▶ DATA EXCERPT

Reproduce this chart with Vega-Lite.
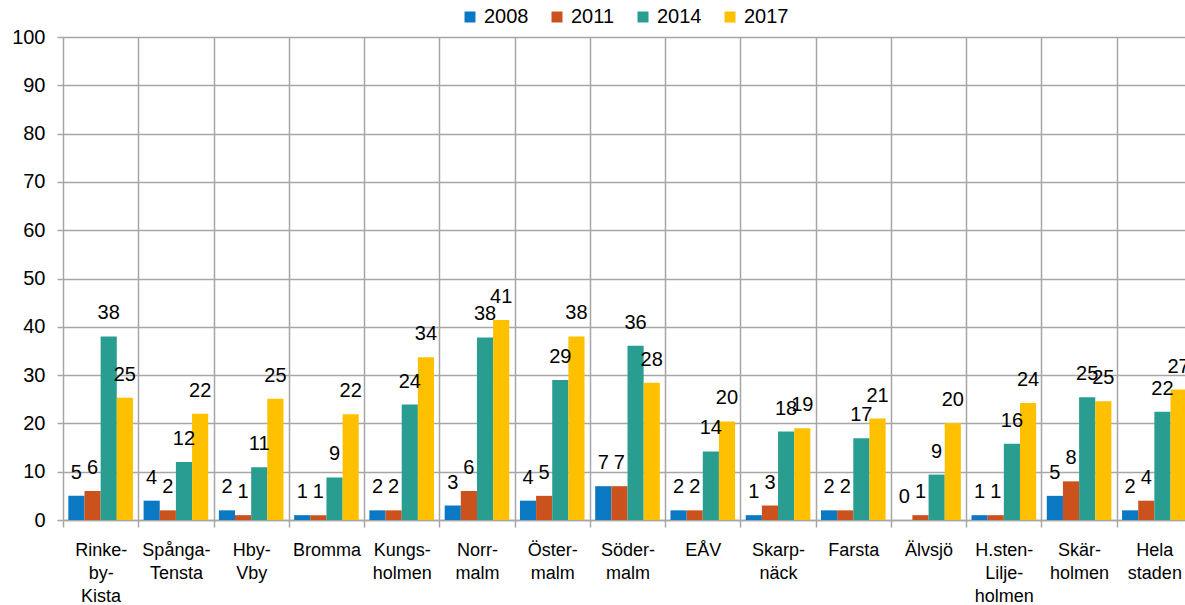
{
  "$schema": "https://vega.github.io/schema/vega-lite/v6.json",
  "width": 1122,
  "height": 483,
  "autosize": {"type": "none"},
  "padding": {"left": 63, "top": 37, "right": 0, "bottom": 85},
  "background": "white",
  "config": {"view": {"stroke": null}, "font": "Liberation Sans"},
  "data": {
    "values": [
      {"district": "Rinke-|by-|Kista", "year": "2008", "value": 5},
      {"district": "Rinke-|by-|Kista", "year": "2011", "value": 6},
      {"district": "Rinke-|by-|Kista", "year": "2014", "value": 38},
      {"district": "Rinke-|by-|Kista", "year": "2017", "value": 25.3},
      {"district": "Spånga-|Tensta", "year": "2008", "value": 4},
      {"district": "Spånga-|Tensta", "year": "2011", "value": 2},
      {"district": "Spånga-|Tensta", "year": "2014", "value": 12},
      {"district": "Spånga-|Tensta", "year": "2017", "value": 22},
      {"district": "Hby-|Vby", "year": "2008", "value": 2},
      {"district": "Hby-|Vby", "year": "2011", "value": 1},
      {"district": "Hby-|Vby", "year": "2014", "value": 10.9},
      {"district": "Hby-|Vby", "year": "2017", "value": 25.1},
      {"district": "Bromma", "year": "2008", "value": 1},
      {"district": "Bromma", "year": "2011", "value": 1},
      {"district": "Bromma", "year": "2014", "value": 8.8},
      {"district": "Bromma", "year": "2017", "value": 21.9},
      {"district": "Kungs-|holmen", "year": "2008", "value": 2},
      {"district": "Kungs-|holmen", "year": "2011", "value": 2},
      {"district": "Kungs-|holmen", "year": "2014", "value": 23.9},
      {"district": "Kungs-|holmen", "year": "2017", "value": 33.7},
      {"district": "Norr-|malm", "year": "2008", "value": 3},
      {"district": "Norr-|malm", "year": "2011", "value": 6},
      {"district": "Norr-|malm", "year": "2014", "value": 37.8},
      {"district": "Norr-|malm", "year": "2017", "value": 41.4},
      {"district": "Öster-|malm", "year": "2008", "value": 4},
      {"district": "Öster-|malm", "year": "2011", "value": 5},
      {"district": "Öster-|malm", "year": "2014", "value": 29},
      {"district": "Öster-|malm", "year": "2017", "value": 38},
      {"district": "Söder-|malm", "year": "2008", "value": 7},
      {"district": "Söder-|malm", "year": "2011", "value": 7},
      {"district": "Söder-|malm", "year": "2014", "value": 36.1},
      {"district": "Söder-|malm", "year": "2017", "value": 28.4},
      {"district": "EÅV", "year": "2008", "value": 2},
      {"district": "EÅV", "year": "2011", "value": 2},
      {"district": "EÅV", "year": "2014", "value": 14.2},
      {"district": "EÅV", "year": "2017", "value": 20.4},
      {"district": "Skarp-|näck", "year": "2008", "value": 1},
      {"district": "Skarp-|näck", "year": "2011", "value": 3},
      {"district": "Skarp-|näck", "year": "2014", "value": 18.3},
      {"district": "Skarp-|näck", "year": "2017", "value": 19},
      {"district": "Farsta", "year": "2008", "value": 2},
      {"district": "Farsta", "year": "2011", "value": 2},
      {"district": "Farsta", "year": "2014", "value": 16.9},
      {"district": "Farsta", "year": "2017", "value": 21},
      {"district": "Älvsjö", "year": "2008", "value": 0},
      {"district": "Älvsjö", "year": "2011", "value": 1},
      {"district": "Älvsjö", "year": "2014", "value": 9.4},
      {"district": "Älvsjö", "year": "2017", "value": 20.1},
      {"district": "H.sten-|Lilje-|holmen", "year": "2008", "value": 1},
      {"district": "H.sten-|Lilje-|holmen", "year": "2011", "value": 1},
      {"district": "H.sten-|Lilje-|holmen", "year": "2014", "value": 15.8},
      {"district": "H.sten-|Lilje-|holmen", "year": "2017", "value": 24.2},
      {"district": "Skär-|holmen", "year": "2008", "value": 5},
      {"district": "Skär-|holmen", "year": "2011", "value": 8},
      {"district": "Skär-|holmen", "year": "2014", "value": 25.4},
      {"district": "Skär-|holmen", "year": "2017", "value": 24.6},
      {"district": "Hela|staden", "year": "2008", "value": 2},
      {"district": "Hela|staden", "year": "2011", "value": 4},
      {"district": "Hela|staden", "year": "2014", "value": 22.4},
      {"district": "Hela|staden", "year": "2017", "value": 27}
    ]
  },
  "encoding": {
    "x": {
      "field": "district",
      "type": "nominal",
      "sort": null,
      "scale": {"range": [0, 1129], "paddingInner": 0, "paddingOuter": 0},
      "axis": {
        "title": null,
        "labelAngle": 0,
        "labelExpr": "split(datum.label, '|')",
        "labelFontSize": 18,
        "labelLineHeight": 23,
        "labelBaseline": "top",
        "labelPadding": 14,
        "labelColor": "#000000",
        "tickBand": "extent",
        "grid": true,
        "gridColor": "#a6a6a6",
        "gridWidth": 1.5,
        "ticks": true,
        "tickSize": 7,
        "tickColor": "#a6a6a6",
        "tickWidth": 1.5,
        "domainColor": "#a6a6a6",
        "domainWidth": 1.5
      }
    },
    "xOffset": {
      "field": "year",
      "type": "nominal",
      "sort": null,
      "scale": {"paddingInner": 0, "paddingOuter": 0.33}
    },
    "y": {
      "field": "value",
      "type": "quantitative",
      "scale": {"domain": [0, 100], "nice": false},
      "axis": {
        "title": null,
        "values": [0, 10, 20, 30, 40, 50, 60, 70, 80, 90, 100],
        "labelFontSize": 20,
        "labelColor": "#000000",
        "labelPadding": 12,
        "grid": true,
        "gridColor": "#a6a6a6",
        "gridWidth": 1.5,
        "ticks": true,
        "tickSize": 6,
        "tickColor": "#a6a6a6",
        "tickWidth": 1.5,
        "domain": false
      }
    }
  },
  "layer": [
    {
      "mark": {"type": "bar"},
      "encoding": {
        "color": {
          "field": "year",
          "type": "nominal",
          "scale": {
            "domain": ["2008", "2011", "2014", "2017"],
            "range": ["#0A78C2", "#CB521C", "#2A9D91", "#FFC000"]
          },
          "legend": {
            "title": null,
            "orient": "none",
            "legendX": 397,
            "legendY": -30,
            "direction": "horizontal",
            "symbolType": "square",
            "symbolSize": 121,
            "symbolStrokeWidth": 0,
            "labelFontSize": 20,
            "labelColor": "#000000",
            "labelOffset": 4,
            "columnPadding": 18
          }
        }
      }
    },
    {
      "mark": {"type": "text", "dy": -23, "fontSize": 20, "baseline": "middle", "color": "#000000"},
      "encoding": {
        "text": {"field": "value", "type": "quantitative", "format": ".0f"}
      }
    }
  ]
}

▶ PROBLEM STATEMENT
Transcribe the full listing character for character. Pictures are excluded.

▶ EXERCISE RESULT
Reproduce this chart with Vega-Lite.
{
  "$schema": "https://vega.github.io/schema/vega-lite/v6.json",
  "width": 1122,
  "height": 483,
  "autosize": {"type": "none"},
  "padding": {"left": 63, "top": 37, "right": 0, "bottom": 85},
  "background": "white",
  "config": {"view": {"stroke": null}, "font": "Liberation Sans"},
  "data": {
    "values": [
      {"district": "Rinke-|by-|Kista", "year": "2008", "value": 5},
      {"district": "Rinke-|by-|Kista", "year": "2011", "value": 6},
      {"district": "Rinke-|by-|Kista", "year": "2014", "value": 38},
      {"district": "Rinke-|by-|Kista", "year": "2017", "value": 25.3},
      {"district": "Spånga-|Tensta", "year": "2008", "value": 4},
      {"district": "Spånga-|Tensta", "year": "2011", "value": 2},
      {"district": "Spånga-|Tensta", "year": "2014", "value": 12},
      {"district": "Spånga-|Tensta", "year": "2017", "value": 22},
      {"district": "Hby-|Vby", "year": "2008", "value": 2},
      {"district": "Hby-|Vby", "year": "2011", "value": 1},
      {"district": "Hby-|Vby", "year": "2014", "value": 10.9},
      {"district": "Hby-|Vby", "year": "2017", "value": 25.1},
      {"district": "Bromma", "year": "2008", "value": 1},
      {"district": "Bromma", "year": "2011", "value": 1},
      {"district": "Bromma", "year": "2014", "value": 8.8},
      {"district": "Bromma", "year": "2017", "value": 21.9},
      {"district": "Kungs-|holmen", "year": "2008", "value": 2},
      {"district": "Kungs-|holmen", "year": "2011", "value": 2},
      {"district": "Kungs-|holmen", "year": "2014", "value": 23.9},
      {"district": "Kungs-|holmen", "year": "2017", "value": 33.7},
      {"district": "Norr-|malm", "year": "2008", "value": 3},
      {"district": "Norr-|malm", "year": "2011", "value": 6},
      {"district": "Norr-|malm", "year": "2014", "value": 37.8},
      {"district": "Norr-|malm", "year": "2017", "value": 41.4},
      {"district": "Öster-|malm", "year": "2008", "value": 4},
      {"district": "Öster-|malm", "year": "2011", "value": 5},
      {"district": "Öster-|malm", "year": "2014", "value": 29},
      {"district": "Öster-|malm", "year": "2017", "value": 38},
      {"district": "Söder-|malm", "year": "2008", "value": 7},
      {"district": "Söder-|malm", "year": "2011", "value": 7},
      {"district": "Söder-|malm", "year": "2014", "value": 36.1},
      {"district": "Söder-|malm", "year": "2017", "value": 28.4},
      {"district": "EÅV", "year": "2008", "value": 2},
      {"district": "EÅV", "year": "2011", "value": 2},
      {"district": "EÅV", "year": "2014", "value": 14.2},
      {"district": "EÅV", "year": "2017", "value": 20.4},
      {"district": "Skarp-|näck", "year": "2008", "value": 1},
      {"district": "Skarp-|näck", "year": "2011", "value": 3},
      {"district": "Skarp-|näck", "year": "2014", "value": 18.3},
      {"district": "Skarp-|näck", "year": "2017", "value": 19},
      {"district": "Farsta", "year": "2008", "value": 2},
      {"district": "Farsta", "year": "2011", "value": 2},
      {"district": "Farsta", "year": "2014", "value": 16.9},
      {"district": "Farsta", "year": "2017", "value": 21},
      {"district": "Älvsjö", "year": "2008", "value": 0},
      {"district": "Älvsjö", "year": "2011", "value": 1},
      {"district": "Älvsjö", "year": "2014", "value": 9.4},
      {"district": "Älvsjö", "year": "2017", "value": 20.1},
      {"district": "H.sten-|Lilje-|holmen", "year": "2008", "value": 1},
      {"district": "H.sten-|Lilje-|holmen", "year": "2011", "value": 1},
      {"district": "H.sten-|Lilje-|holmen", "year": "2014", "value": 15.8},
      {"district": "H.sten-|Lilje-|holmen", "year": "2017", "value": 24.2},
      {"district": "Skär-|holmen", "year": "2008", "value": 5},
      {"district": "Skär-|holmen", "year": "2011", "value": 8},
      {"district": "Skär-|holmen", "year": "2014", "value": 25.4},
      {"district": "Skär-|holmen", "year": "2017", "value": 24.6},
      {"district": "Hela|staden", "year": "2008", "value": 2},
      {"district": "Hela|staden", "year": "2011", "value": 4},
      {"district": "Hela|staden", "year": "2014", "value": 22.4},
      {"district": "Hela|staden", "year": "2017", "value": 27}
    ]
  },
  "encoding": {
    "x": {
      "field": "district",
      "type": "nominal",
      "sort": null,
      "scale": {"range": [0, 1129], "paddingInner": 0, "paddingOuter": 0},
      "axis": {
        "title": null,
        "labelAngle": 0,
        "labelExpr": "split(datum.label, '|')",
        "labelFontSize": 18,
        "labelLineHeight": 23,
        "labelBaseline": "top",
        "labelPadding": 14,
        "labelColor": "#000000",
        "tickBand": "extent",
        "grid": true,
        "gridColor": "#a6a6a6",
        "gridWidth": 1.5,
        "ticks": true,
        "tickSize": 7,
        "tickColor": "#a6a6a6",
        "tickWidth": 1.5,
        "domainColor": "#a6a6a6",
        "domainWidth": 1.5
      }
    },
    "xOffset": {
      "field": "year",
      "type": "nominal",
      "sort": null,
      "scale": {"paddingInner": 0, "paddingOuter": 0.33}
    },
    "y": {
      "field": "value",
      "type": "quantitative",
      "scale": {"domain": [0, 100], "nice": false},
      "axis": {
        "title": null,
        "values": [0, 10, 20, 30, 40, 50, 60, 70, 80, 90, 100],
        "labelFontSize": 20,
        "labelColor": "#000000",
        "labelPadding": 12,
        "grid": true,
        "gridColor": "#a6a6a6",
        "gridWidth": 1.5,
        "ticks": true,
        "tickSize": 6,
        "tickColor": "#a6a6a6",
        "tickWidth": 1.5,
        "domain": false
      }
    }
  },
  "layer": [
    {
      "mark": {"type": "bar"},
      "encoding": {
        "color": {
          "field": "year",
          "type": "nominal",
          "scale": {
            "domain": ["2008", "2011", "2014", "2017"],
            "range": ["#0A78C2", "#CB521C", "#2A9D91", "#FFC000"]
          },
          "legend": {
            "title": null,
            "orient": "none",
            "legendX": 397,
            "legendY": -30,
            "direction": "horizontal",
            "symbolType": "square",
            "symbolSize": 121,
            "symbolStrokeWidth": 0,
            "labelFontSize": 20,
            "labelColor": "#000000",
            "labelOffset": 4,
            "columnPadding": 18
          }
        }
      }
    },
    {
      "mark": {"type": "text", "dy": -23, "fontSize": 20, "baseline": "middle", "color": "#000000"},
      "encoding": {
        "text": {"field": "value", "type": "quantitative", "format": ".0f"}
      }
    }
  ]
}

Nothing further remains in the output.